Back to pot … how did it all begin?
MM: I didn’t start until I was 20 and it was introduced to me skiing. Friends I’d be riding with would take a break, smoke a little weed and mellow out for a minute. We’d come back out and just have a way better time. For everyday skiing, when I’m smoking I’m more focused on my natural surroundings and never the negative. It’s wonderful. I actually prefer not to be high in certain situations a lot — more aggressive ski days obviously — and on the job. It’s tough with manufacturing. We’re dealing with sharp, dangerous stuff that you could really take a hand off in the blink of an eye. I stay clear-headed when I’m out there in the shop to make sure that I’m on point and doing exactly what I need to be doing to build the best skis. But it’s really awesome to see the changes over the past few months. To have that validation for something that’s been a part of snow culture for so long.
So, do you ski better when you’re high?
MM: Arguably … to myself. But when I’m really getting after it, then no. Smoking a little weed on a deep pow day, though … it’s one of the best things ever. I love those nice reflection moments and just being really present.
How much does it suck to miss a powder day like today?
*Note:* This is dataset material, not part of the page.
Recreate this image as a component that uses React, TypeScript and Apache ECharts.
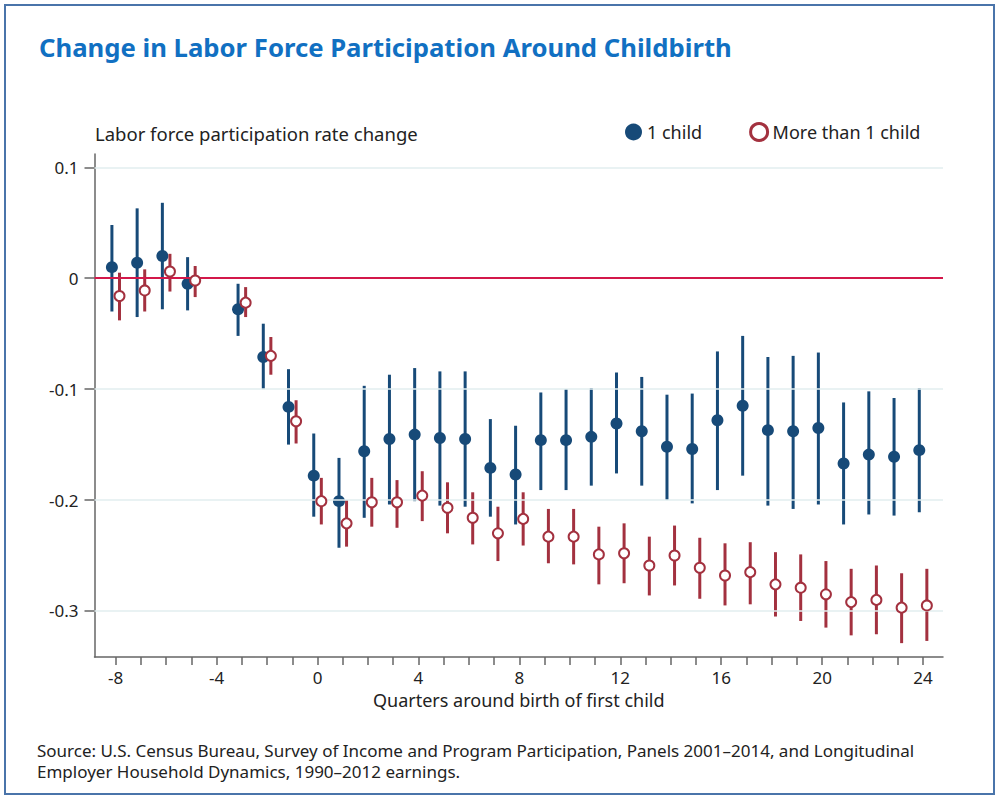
import React, { useEffect, useRef } from "react";
import * as echarts from "echarts";

const quarters = [-8, -7, -6, -5, -3, -2, -1, 0, 1, 2, 3, 4, 5, 6, 7, 8, 9, 10, 11, 12, 13, 14, 15, 16, 17, 18, 19, 20, 21, 22, 23, 24];

const oneChild = [0.010, 0.014, 0.020, -0.005, -0.028, -0.071, -0.116, -0.178, -0.201, -0.156, -0.145, -0.141, -0.144, -0.145, -0.171, -0.177, -0.146, -0.146, -0.143, -0.131, -0.138, -0.152, -0.154, -0.128, -0.115, -0.137, -0.138, -0.135, -0.167, -0.159, -0.161, -0.155];
const oneChildLow = [-0.030, -0.035, -0.028, -0.029, -0.052, -0.100, -0.150, -0.215, -0.243, -0.216, -0.204, -0.201, -0.205, -0.206, -0.215, -0.222, -0.191, -0.191, -0.187, -0.176, -0.187, -0.200, -0.203, -0.191, -0.178, -0.205, -0.208, -0.204, -0.222, -0.213, -0.214, -0.211];
const oneChildHigh = [0.048, 0.063, 0.068, 0.019, -0.005, -0.041, -0.082, -0.140, -0.162, -0.097, -0.087, -0.081, -0.084, -0.084, -0.127, -0.133, -0.103, -0.100, -0.099, -0.085, -0.089, -0.105, -0.104, -0.066, -0.052, -0.071, -0.070, -0.067, -0.112, -0.102, -0.108, -0.099];

const moreChild = [-0.016, -0.011, 0.006, -0.002, -0.022, -0.070, -0.129, -0.201, -0.221, -0.202, -0.202, -0.196, -0.207, -0.216, -0.230, -0.217, -0.233, -0.233, -0.249, -0.248, -0.259, -0.250, -0.261, -0.268, -0.265, -0.276, -0.279, -0.285, -0.292, -0.290, -0.297, -0.295];
const moreChildLow = [-0.038, -0.030, -0.012, -0.017, -0.035, -0.087, -0.149, -0.222, -0.242, -0.224, -0.225, -0.219, -0.230, -0.240, -0.255, -0.241, -0.257, -0.258, -0.276, -0.275, -0.286, -0.277, -0.289, -0.295, -0.294, -0.305, -0.309, -0.315, -0.322, -0.321, -0.329, -0.327];
const moreChildHigh = [0.005, 0.008, 0.022, 0.011, -0.008, -0.053, -0.110, -0.180, -0.200, -0.180, -0.182, -0.174, -0.184, -0.193, -0.206, -0.193, -0.208, -0.208, -0.224, -0.221, -0.233, -0.223, -0.234, -0.239, -0.238, -0.247, -0.249, -0.255, -0.262, -0.259, -0.266, -0.262];

const xTicks = [-8, -7, -6, -5, -4, -3, -2, -1, 0, 1, 2, 3, 4, 5, 6, 7, 8, 9, 10, 11, 12, 13, 14, 15, 16, 17, 18, 19, 20, 21, 22, 23, 24];
const xLabels = [-8, -4, 0, 4, 8, 12, 16, 20, 24];
const yTicks = [-0.3, -0.2, -0.1, 0, 0.1];
const gridValues = [-0.3, -0.2, -0.1, 0.1];

const seriesNames = ["1 child", "More than 1 child"];

const BLUE = "#174a78";
const RED = "#a3313f";
const FONT = "Noto Sans";
const OFFSET = 0.15;

export default function App() {
  const ref = useRef<HTMLDivElement>(null);

  useEffect(() => {
    if (!ref.current) return;
    const chart = echarts.init(ref.current, null, { renderer: "svg" });

    const barItem = (color: string) => (params: any, api: any) => {
      const x = api.value(0);
      const p1 = api.coord([x, api.value(1)]);
      const p2 = api.coord([x, api.value(2)]);
      return {
        type: "line",
        shape: { x1: p1[0], y1: p1[1], x2: p2[0], y2: p2[1] },
        style: { stroke: color, lineWidth: 3 },
      };
    };

    const option: any = {
      animation: false,
      backgroundColor: "#ffffff",
      textStyle: { fontFamily: FONT },
      title: {
        text: "Change in Labor Force Participation Around Childbirth",
        left: 34,
        top: 29,
        textStyle: { fontFamily: FONT, fontWeight: "bold", fontSize: 25.7, color: "#1170c2" },
      },
      legend: {
        left: 620,
        top: 117,
        itemWidth: 17,
        itemHeight: 17,
        itemGap: 47,
        icon: "circle",
        textStyle: { fontFamily: FONT, fontSize: 18, color: "#222" },
        data: [
          { name: seriesNames[0], itemStyle: { color: BLUE } },
          { name: seriesNames[1], itemStyle: { color: "#ffffff", borderColor: RED, borderWidth: 3 } },
        ],
      },
      grid: { left: 94.5, right: 57, top: 154, bottom: 143 },
      xAxis: {
        type: "value",
        min: -8.84,
        max: 24.79,
        name: "Quarters around birth of first child",
        nameLocation: "middle",
        nameGap: 34,
        nameTextStyle: { fontFamily: FONT, fontSize: 18, color: "#222" },
        axisLine: { show: true, onZero: false, lineStyle: { color: "#666", width: 1.5 } },
        axisTick: { show: true, length: 8, lineStyle: { color: "#666", width: 1.5 }, customValues: xTicks },
        axisLabel: { customValues: xLabels, fontSize: 17, color: "#222", fontFamily: FONT, margin: 12 },
        splitLine: { show: false },
      },
      yAxis: {
        type: "value",
        min: -0.3415,
        max: 0.112,
        axisLine: { show: true, onZero: false, lineStyle: { color: "#666", width: 1.5 } },
        axisTick: { show: true, length: 10, lineStyle: { color: "#666", width: 1.5 }, customValues: yTicks },
        axisLabel: {
          customValues: yTicks,
          fontSize: 17,
          color: "#222",
          fontFamily: FONT,
          margin: 16,
          formatter: (v: number) => (Math.abs(v) < 1e-9 ? "0" : String(Math.round(v * 10) / 10)),
        },
        splitLine: { show: false },
      },
      graphic: [
        {
          type: "rect",
          silent: true,
          shape: { x: 5, y: 5, width: 989, height: 789 },
          style: { fill: "none", stroke: "#4a74aa", lineWidth: 2 },
          z: 100,
        },
        {
          type: "text",
          left: 95,
          top: 124,
          style: { text: "Labor force participation rate change", fontFamily: FONT, fontSize: 18.5, fill: "#222" },
        },
        {
          type: "text",
          left: 37,
          top: 740,
          style: {
            text:
              "Source: U.S. Census Bureau, Survey of Income and Program Participation, Panels 2001–2014, and Longitudinal\nEmployer Household Dynamics, 1990–2012 earnings.",
            fontFamily: FONT,
            fontSize: 17,
            lineHeight: 21,
            fill: "#222",
          },
        },
      ],
      series: [
        {
          type: "line",
          name: "reference",
          data: [],
          silent: true,
          z: 1,
          markLine: {
            silent: true,
            symbol: "none",
            label: { show: false },
            animation: false,
            data: [
              ...gridValues.map((v) => ({ yAxis: v, lineStyle: { color: "#e2eeef", width: 1.5, type: "solid" } })),
              { yAxis: 0, lineStyle: { color: "#d3184a", width: 2, type: "solid" } },
            ],
          },
        },
        {
          type: "custom",
          name: "1 child CI",
          z: 2,
          renderItem: barItem(BLUE),
          encode: { x: 0, y: [1, 2] },
          data: quarters.map((q, i) => [q - OFFSET, oneChildLow[i], oneChildHigh[i]]),
        },
        {
          type: "scatter",
          name: seriesNames[0],
          z: 3,
          symbol: "circle",
          symbolSize: 12,
          itemStyle: { color: BLUE, opacity: 1 },
          data: quarters.map((q, i) => [q - OFFSET, oneChild[i]]),
        },
        {
          type: "custom",
          name: "More than 1 child CI",
          z: 4,
          renderItem: barItem(RED),
          encode: { x: 0, y: [1, 2] },
          data: quarters.map((q, i) => [q + OFFSET, moreChildLow[i], moreChildHigh[i]]),
        },
        {
          type: "scatter",
          name: seriesNames[1],
          z: 5,
          symbol: "circle",
          symbolSize: 10,
          itemStyle: { color: "#ffffff", borderColor: RED, borderWidth: 2, opacity: 1 },
          data: quarters.map((q, i) => [q + OFFSET, moreChild[i]]),
        },
      ],
    };

    chart.setOption(option);
    return () => chart.dispose();
  }, []);

  return (
    <div style={{ position: "absolute", left: 0, top: 0, width: 1000, height: 800, background: "#fff" }}>
      <div ref={ref} style={{ width: 1000, height: 800 }} />
    </div>
  );
}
RP: Yeah, it’s tough. But we try and get up there two days a week. It’s pretty nice to be able to peel out on a weekday to get some good snow, but we definitely make up for it late night and on weekends. We get a good block in soon with a whole month of testing. But we come back to a real shit storm. When we’re not here, zero happens.
How long from online order to on-mountain fun, and how do we get a pair?
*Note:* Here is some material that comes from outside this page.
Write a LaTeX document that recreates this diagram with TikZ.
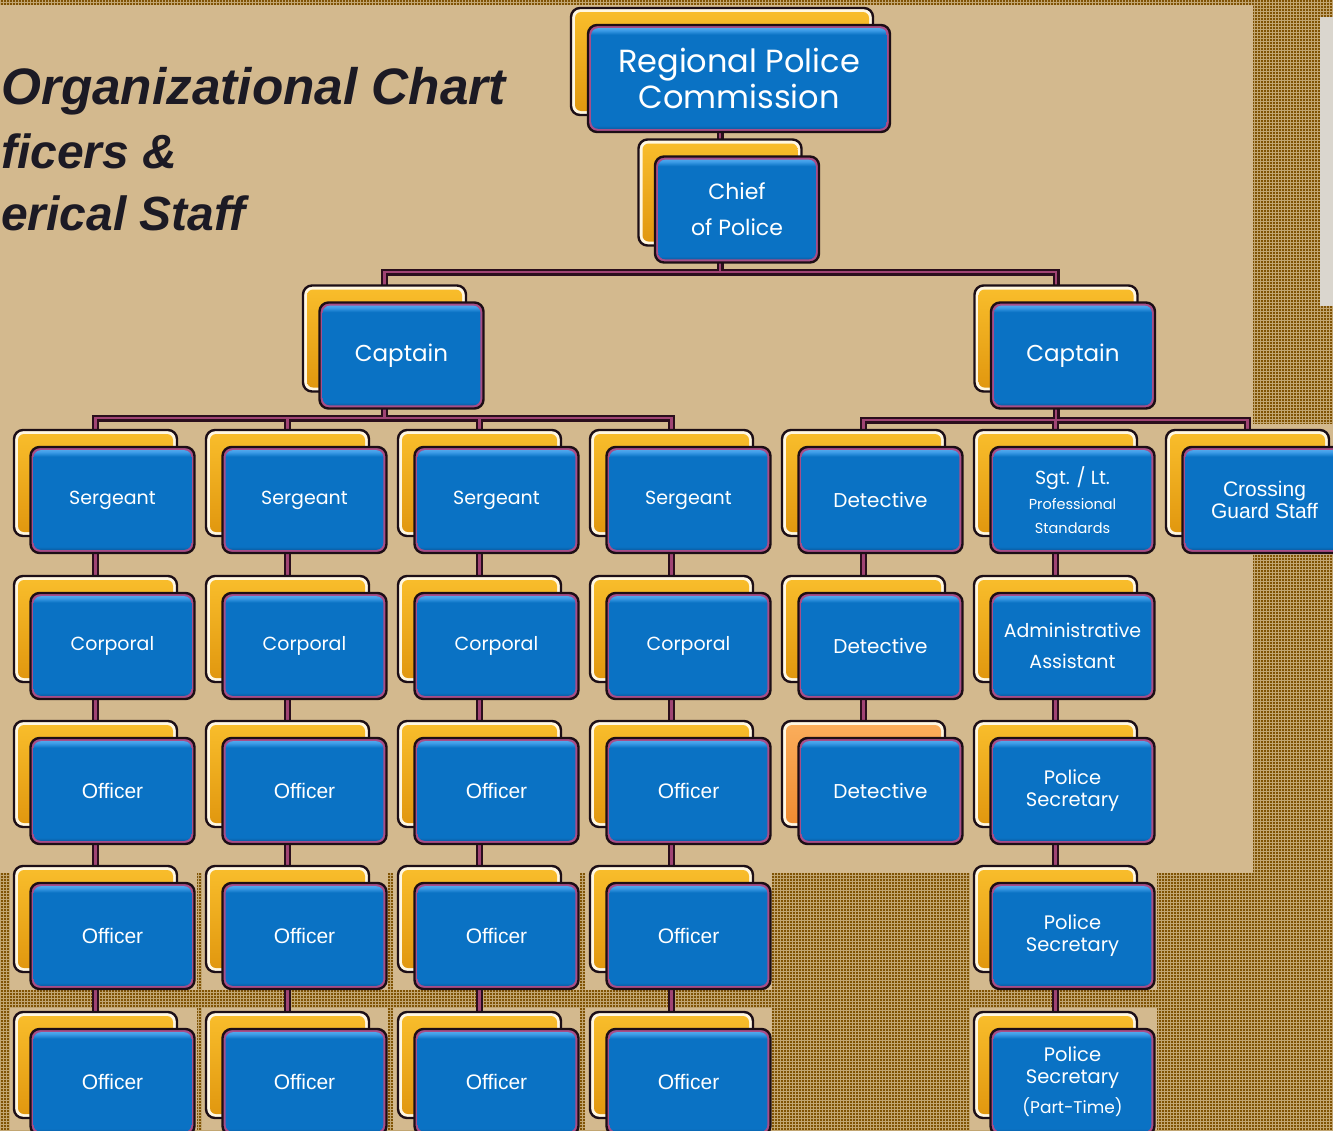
\documentclass[tikz,border=0pt]{standalone}
\usepackage{fontspec}
\setmainfont{Poppins}
\newfontfamily\arialf{Liberation Sans}
\usetikzlibrary{patterns}
\definecolor{tanbg}{HTML}{D3B98E}
\definecolor{brownbg}{HTML}{805304}
\definecolor{dotcol}{HTML}{C2A672}
\definecolor{graybox}{HTML}{DAD6CE}
\definecolor{outl}{HTML}{1C0E16}
\definecolor{cream}{HTML}{FFF7E2}
\definecolor{goldtop}{HTML}{F9BE2C}
\definecolor{goldbot}{HTML}{E0960E}
\definecolor{orgtop}{HTML}{FBAE5C}
\definecolor{orgbot}{HTML}{EE8A30}
\definecolor{pinkband}{HTML}{A84E88}
\definecolor{bbdark}{HTML}{0A4A86}
\definecolor{bbmid}{HTML}{0A72C4}
\definecolor{bblight}{HTML}{3A9AE6}
\definecolor{bbhi}{HTML}{6AB8F2}
\definecolor{connout}{HTML}{2A0E1C}
\definecolor{connin}{HTML}{A04474}
\definecolor{titlecol}{HTML}{1C1A24}
\pgfdeclarelayer{bg}
\pgfdeclarelayer{conn}
\pgfsetlayers{bg,conn,main}
\pgfdeclareverticalshading{bluebevel}{100bp}{color(0bp)=(bbdark); color(25bp)=(bbdark); color(28bp)=(bbmid); color(70.5bp)=(bbmid); color(72.5bp)=(bblight); color(75bp)=(bbhi); color(100bp)=(bbhi)}
\newcommand\orgbox[6]{%
  \node[backbox,#4] (#1b) at (#2-17,#3-17) {};
  \node[frontbox,#6] (#1) at (#2,#3) {#5};}
\begin{document}
\begin{tikzpicture}[x=1pt,y=-1pt,
  backbox/.style={rectangle, rounded corners=9pt, draw=outl, line width=2.4pt, fill=cream,
    minimum width=163pt, minimum height=106pt, inner sep=0pt,
    path picture={\fill[rounded corners=6pt, top color=goldtop, bottom color=goldbot]
      ([shift={(4pt,4pt)}]path picture bounding box.south west) rectangle
      ([shift={(-4pt,-4pt)}]path picture bounding box.north east);}},
  orangeback/.style={path picture={\fill[rounded corners=6pt, top color=orgtop, bottom color=orgbot]
      ([shift={(4pt,4pt)}]path picture bounding box.south west) rectangle
      ([shift={(-4pt,-4pt)}]path picture bounding box.north east);}},
  frontbox/.style={rectangle, rounded corners=9pt, draw=outl, line width=2.4pt, fill=pinkband,
    minimum width=164pt, minimum height=106pt, inner sep=0pt, text=white, align=center,
    font=\fontsize{19}{24}\selectfont,
    path picture={\shade[rounded corners=7pt, shading=bluebevel]
      ([shift={(3.2pt,3.2pt)}]path picture bounding box.south west) rectangle
      ([shift={(-3.2pt,-3.2pt)}]path picture bounding box.north east);}},
  wide/.style={minimum width=302pt, minimum height=107pt},
  arialtxt/.style={font=\arialf\fontsize{21}{22}\selectfont},
  secfont/.style={font=\fontsize{19.5}{22}\selectfont},
  connA/.style={draw=connout, line width=7pt},
  connB/.style={draw=connin, line width=2.6pt},
  titletxt/.style={font=\arialf\bfseries\itshape, text=titlecol, inner sep=0pt, anchor=base west}
]
\useasboundingbox (0,0) rectangle (1333,1130);
\clip (0,0) rectangle (1333,1130);

% ---------- page background ----------
\begin{pgfonlayer}{bg}
  \fill[brownbg] (0,0) rectangle (1333,1130);
  \fill[pattern=grid, pattern color=dotcol] (0,0) rectangle (1333,1130);
  \fill[tanbg] (0,5) rectangle (1253,873);
  \fill[tanbg] (1253,424) rectangle (1333,555);
  \fill[graybox] (1320,17) rectangle (1333,306);
  \foreach \xa/\xb in {10/197,202/388,393/580,585/772,970/1157}{
    \fill[tanbg] (\xa,873) rectangle (\xb,990);
    \fill[tanbg] (\xa,1008) rectangle (\xb,1130);
  }
\end{pgfonlayer}

% ---------- title ----------
\node[titletxt, font=\arialf\bfseries\itshape\fontsize{51.3}{60}\selectfont] (t1) at (1,104) {Organizational Chart};
\node[titletxt, font=\arialf\bfseries\itshape\fontsize{48}{60}\selectfont] (t2) at (1,168) {ficers \&};
\node[titletxt, font=\arialf\bfseries\itshape\fontsize{48}{60}\selectfont] (t3) at (1,230) {erical Staff};

% ---------- boxes ----------
\orgbox{rpc}{739}{78.5}{wide}{\fontsize{32}{36}\selectfont Regional Police\\[2pt]\fontsize{32}{36}\selectfont Commission}{wide}
\orgbox{chief}{737}{209.5}{}{\fontsize{22}{36}\selectfont Chief\\[12pt]\fontsize{22}{36}\selectfont of Police}{}
\orgbox{capL}{401.5}{355.5}{}{\fontsize{23}{26}\selectfont Captain}{}
\orgbox{capR}{1073}{355.5}{}{\fontsize{23}{26}\selectfont Captain}{}

\foreach \i/\cx in {1/112.5,2/304.5,3/496.5,4/688.5}{
  \orgbox{s\i}{\cx}{500}{}{Sergeant}{}
  \orgbox{c\i}{\cx}{646}{}{Corporal}{}
  \orgbox{oa\i}{\cx}{791}{}{Officer}{arialtxt}
  \orgbox{ob\i}{\cx}{936}{}{Officer}{arialtxt}
  \orgbox{oc\i}{\cx}{1082}{}{Officer}{arialtxt}
}
\orgbox{d1}{880.5}{500}{}{\fontsize{20}{24}\selectfont Detective}{}
\orgbox{d2}{880.5}{646}{}{\fontsize{20}{24}\selectfont Detective}{}
\orgbox{d3}{880.5}{791}{orangeback}{\fontsize{20}{24}\selectfont Detective}{}

\orgbox{sgt}{1072.5}{500}{}{\fontsize{19}{24}\selectfont Sgt. / Lt.\\[1pt]\fontsize{14.5}{24}\selectfont Professional\\\fontsize{14.5}{24}\selectfont Standards}{}
\orgbox{adm}{1072.5}{646}{}{\fontsize{19}{31}\selectfont Administrative\\[7pt]\fontsize{19}{31}\selectfont Assistant}{}
\orgbox{ps1}{1072.5}{791}{}{Police\\Secretary}{secfont}
\orgbox{ps2}{1072.5}{936}{}{Police\\Secretary}{secfont}
\orgbox{ps3}{1072.5}{1082}{}{Police\\Secretary\\[8pt]\fontsize{17}{22}\selectfont (Part-Time)}{secfont}
\orgbox{cg}{1264.5}{500}{}{Crossing\\Guard Staff}{arialtxt}

% ---------- connectors ----------
\coordinate (busT) at (0,272);
\coordinate (busL) at (0,418);
\coordinate (busR) at (0,420);
\newcommand\allconns[1]{%
  \draw[#1] (chiefb.center) -- (chiefb.center |- rpcb.center);
  \draw[#1] (chiefb.center) -- (chiefb.center |- busT);
  \draw[#1] (capLb.center) -- (capLb.center |- busT) -- (capRb.center |- busT) -- (capRb.center);
  \draw[#1] (capLb.center) -- (capLb.center |- busL);
  \draw[#1] (s1b.center) -- (s1b.center |- busL) -- (s4b.center |- busL) -- (s4b.center);
  \draw[#1] (s2b.center) -- (s2b.center |- busL);
  \draw[#1] (s3b.center) -- (s3b.center |- busL);
  \draw[#1] (capRb.center) -- (capRb.center |- busR);
  \draw[#1] (d1b.center) -- (d1b.center |- busR) -- (cgb.center |- busR) -- (cgb.center);
  \draw[#1] (sgtb.center) -- (sgtb.center |- busR);
  \draw[#1] (s1b.center) -- (oc1b.center);
  \draw[#1] (s2b.center) -- (oc2b.center);
  \draw[#1] (s3b.center) -- (oc3b.center);
  \draw[#1] (s4b.center) -- (oc4b.center);
  \draw[#1] (d1b.center) -- (d3b.center);
  \draw[#1] (sgtb.center) -- (ps3b.center);
}
\begin{pgfonlayer}{conn}
  \allconns{connA}
  \allconns{connB}
\end{pgfonlayer}
\end{tikzpicture}
\end{document}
MM: Always approximately three weeks. Building skis is an overwhelmingly large part of our daily lives. It takes eight hours for us to produce one pair.
RP: It’s all done online. We like to think our website is fairly well laid out, so people can research as much as they want. There’s forms like the skier profile and personality questions to give people a chance to let us know exactly what they want. From there, we build a relationship with the customer and take it to the phone. 99.9 percent of the time our skiers are extremely excited about the end result.
What’s up next?
MM: Coming into the new test season, which is the last week of February, we’re showcasing our product out on the road for about a month (Aspen, Jackson Hole and Whistler).
RP: We have a new all-mountain/big-mountain charging ski called the Primary, and it’s a really unique blend and take on two skis we already offer.
MM: We also have a super-secret shape in the works but we’re not divulging much information just yet. All we can say is, regression is progression.
RP: Yeah, we’re taking a couple of steps back.
What’s playing in the shop?
Ghostland Observatory, Black Keys, White Lies, Cut Copy, Interpol, Italo Disco, The Smiths, Black Rebel Motorcycle Club
Favorite mountains — one in Colorado, one anywhere in the world?
MM: Ajax (Aspen Mountain)/Highlands Bowl (Aspen Highlands), Las Lenas (Argentina)
RP: Whistler only
Folsom Custom Skis’ “Juicy Fruit” design now available through their online shop and start at $850 for semi-custom or $1,200 for full custom fit. With about 12 weeks left in the season, there’s still time to ride these skis high.